The "Royal Falconers" at K.C. Renfaire, Kelsey McCord, Matt Levin and Paige Davis (photo: B. J. Talley)
As we come into fall the Renaissance Festival in Kansas City starts, and WBS presents programs as the Royal Falconers Theater each weekend. Cathy Spahn, a WBS naturalist with many years’ experience, told me that on the second weekend she wanted me to be the speaker for a few of the shows. These would be my first real presentations as a speaker. These shows are only a half hour long though, so they are good “stepping stone” programs. I was a little nervous and a little excited.
I was still a little nervous about getting the timing down right when Paige Davis suggested I speak some of the same lines from our last Amazing Animal Encounters. She suggested being the speaker for a few birds in a show, rather than the whole show, with some flyers and some non-flyers, so that I could get a feel for it and get some feedback from the other people helping in the show. So the next day I received a bit of coaching before the program started, and then spoke for three of our birds.
I learned during that first show that being the speaker is more than just talking. You still have to remember to move about the stage when flying the birds. I made sure to get that part right for the second show. I received some great pointers after each of the programs to improve my role as the speaker. I also felt much more ready for the following weekend at the Renaissance Festival.
As the day of my first full show began, Paige took the first show so that I could listen to her and get a feel for this particular setting.

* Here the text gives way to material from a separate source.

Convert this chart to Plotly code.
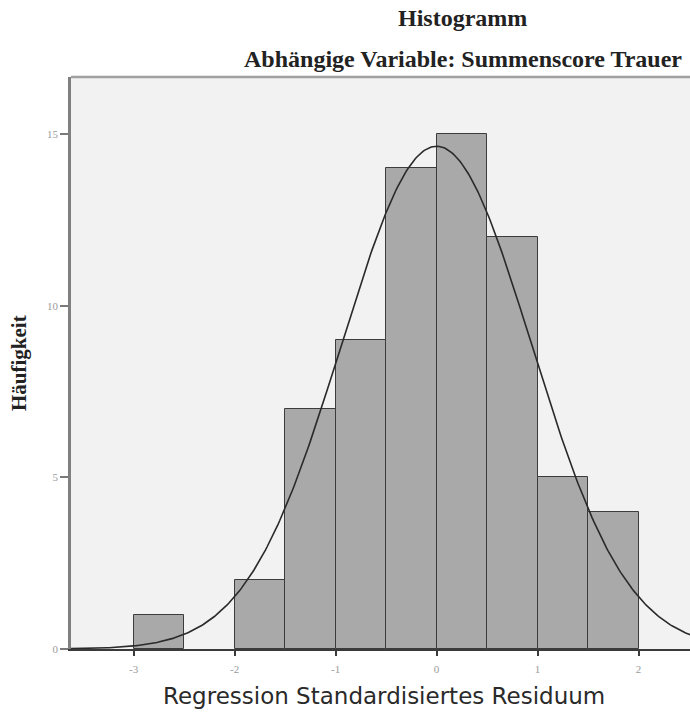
import numpy as np
import plotly.graph_objects as go

# Histogram of standardized regression residuals (bin width 0.5)
bin_starts = [-3.0, -2.0, -1.5, -1.0, -0.5, 0.0, 0.5, 1.0, 1.5]
counts = [1, 2, 7, 9, 14, 15, 12, 5, 4]
bin_width = 0.5

# Normal curve parameters of the residuals
resid_mean = 0.0
resid_sd = 0.94
n_obs = sum(counts)

x_ticks = [-3, -2, -1, 0, 1, 2]
y_ticks = [0, 5, 10, 15]

centers = [b + bin_width / 2 for b in bin_starts]

xs = np.linspace(-3.7, 2.6, 400)
density = np.exp(-0.5 * ((xs - resid_mean) / resid_sd) ** 2) / (resid_sd * np.sqrt(2 * np.pi))
curve = density * n_obs * bin_width

fig = go.Figure()
fig.add_trace(go.Bar(
    x=centers, y=counts, width=bin_width,
    marker=dict(color="#a9a9a9", line=dict(color="#3c3c3c", width=1)),
    hoverinfo="x+y", showlegend=False,
))
fig.add_trace(go.Scatter(
    x=xs, y=curve, mode="lines",
    line=dict(color="#2a2a2a", width=1.6),
    hoverinfo="skip", showlegend=False,
))

serif = "Liberation Serif"

fig.update_layout(
    width=690, height=717,
    margin=dict(l=71, r=0, t=77, b=68),
    paper_bgcolor="white",
    plot_bgcolor="#f2f2f2",
    bargap=0,
    xaxis=dict(
        range=[-3.62, 2.51], tickvals=x_ticks,
        ticktext=[str(v) for v in x_ticks],
        showgrid=False, zeroline=False,
        showline=True, linecolor="#3a3a3a", linewidth=1.5,
        ticks="outside", ticklen=5, tickcolor="#3a3a3a", tickwidth=1.5,
        ticklabelstandoff=4,
        tickfont=dict(family=serif, size=11, color="#9a9a9a"),
    ),
    yaxis=dict(
        range=[0, 16.66], tickvals=y_ticks,
        showgrid=False, zeroline=False,
        showline=True, linecolor="#808080", linewidth=2.5,
        ticks="outside", ticklen=8, tickcolor="#7a7a7a", tickwidth=1.5,
        tickfont=dict(family=serif, size=11, color="#9a9a9a"),
    ),
    shapes=[dict(
        type="line", xref="paper", yref="paper",
        x0=0, x1=1, y0=1, y1=1,
        line=dict(color="#a0a0a0", width=2.5),
    )],
    annotations=[
        dict(text="<b>Histogramm</b>", xref="paper", yref="paper",
             x=0.633, y=1.103, xanchor="center", yanchor="middle",
             showarrow=False, font=dict(family=serif, size=24, color="#222222")),
        dict(text="<b>Abhängige Variable: Summenscore Trauer</b>", xref="paper", yref="paper",
             x=0.633, y=1.031, xanchor="center", yanchor="middle",
             showarrow=False, font=dict(family=serif, size=24, color="#222222")),
        dict(text="<b>Häufigkeit</b>", xref="paper", yref="paper",
             x=-0.084, y=0.5, xanchor="center", yanchor="middle", textangle=-90,
             showarrow=False, font=dict(family=serif, size=21, color="#222222")),
        dict(text="Regression Standardisiertes Residuum", xref="paper", yref="paper",
             x=0.505, y=-0.083, xanchor="center", yanchor="middle",
             showarrow=False, font=dict(family="DejaVu Sans", size=23, color="#2a2a2a")),
    ],
)

fig.write_html("out.html")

At the Renaissance Faire we do four shows each day, and this weekend we had three speakers. When my turn came up for the second show I briefly went over what I should be saying with Paige and Matt Levin, past WBS employee and current volunteer. I took a deep breath and walked out on stage. I introduced each bird as they came out and spoke about each of their species as they flew over the audience’s heads. After they fly, each bird is walked between the aisles. The birds did their part wonderfully which helped me to stay focused. I introduced our last bird in the show (a Bald Eagle), then explained how the audience could hand their cash donations to our American Crow, Aesop, and the audience applauded! I checked the clock, and my timing was perfect! I had survived!!
After the program I got a few more tips and pointers, and I presented two more shows the following day.
Shadow, a beautiful Bateleur Eagle, was a new bird for me to handle (photo: Paige Davis)
About a week later, Paige and I presented three full Raptor Awareness programs at a campground for fifth graders. This time it was a full length Raptor Awareness program which runs 45 to 50 minutes. In these 3 shows we also had a bird that I had never met, let alone spoken about. We brought Shadow, the Bateleur Eagle, for our finale. Paige spoke the first two programs so that I could learn all about Shadow as a bird and a species. The final program started and I introduced our first bird. The program went great, and the kids loved it! I got it to 47 minutes and then another few minutes for questions. Perfect! It was my best program to date.
I look forward to speaking many more programs and learning about more of our birds as I continue to work for the World Bird Sanctuary.